Avondale Estates City Commission to consider hiring a capital projects directorE. College Avenue, (US-278) looking west from Avondale Estates. Photo by Dean Hesse.
Avondale Estates, GA — The Avondale Estates City Commission will meet on Wednesday, March 9, at 5:30 p.m. for a regular meeting. The City Commission meeting will be held via Zoom.
During the regular meeting, the city commission will consider amending the classification and compensation plan to add a new position — a capital projects construction and maintenance director.
“This position is responsible for managing transportation, stormwater, parks and public-spaces, and public facilities investments that will enhance the single-family neighborhood and parks and transform Avondale Estates’ downtown into a more walkable, bikeable community,” the job description states.

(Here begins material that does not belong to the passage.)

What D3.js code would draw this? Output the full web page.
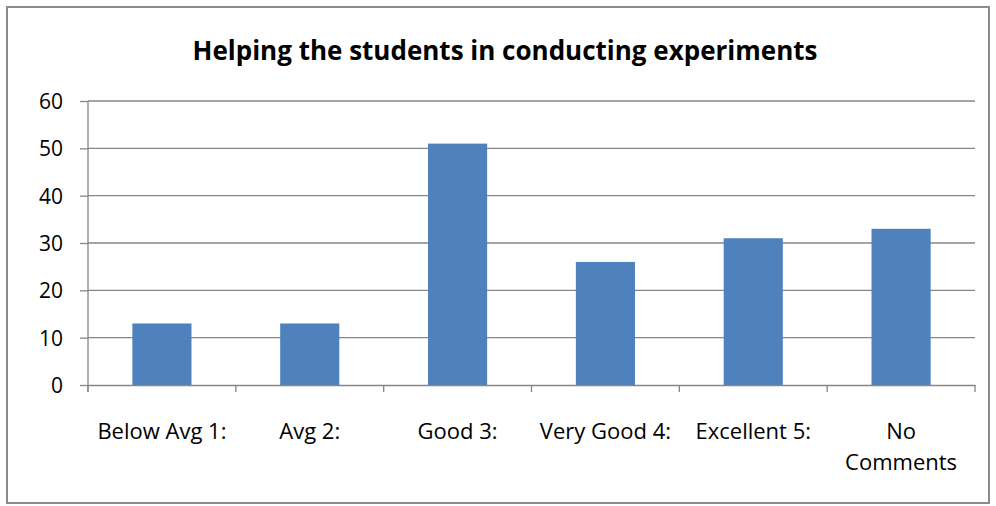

This position will also manager smaller projects to maintain and enhance the city, like installing new crosswalks, bike racks, benches, or repairs to curbs and potholes. They will also manage construction or renovation of city-owned buildings or properties.
The capital projects director will oversee work such as adding new streets and upgrading existing streets in downtown Avondale consistent with the city’s street grid, the U.S. 278 road diet project, ongoing repaving and upgrades as prioritized in the street plan, and the stormwater projects identified in the 2021 stormwater master plan.
During the work session, the board will discuss a contract for engineering services with Pond Engineering in the amount of $28,300 for improvements to Laredo Drive.
According to the agenda, the scope of work includes:
– A survey of the area to use.
– Evaluation of the subgrade conditions and pavement rehabilitation options.
– Concept design for pedestrian and landscaping improvements.
– Construction documents.
The city commission will also discuss two change orders to the U.S. 278 road diet design in the amount of $107,636 for additional fees. City staff is requesting the change orders for additional costs due to the number of unexpected planning documents required by the Georgia Department of Transportation during the concept development phase. The change order also includes other costs associated with additional engineering for the traffic signal design in the amount of $96,673.
The Atlanta Regional Commission has granted the city about $161,000 in federal funds with a local match of $40,400 to be put toward these additional design costs.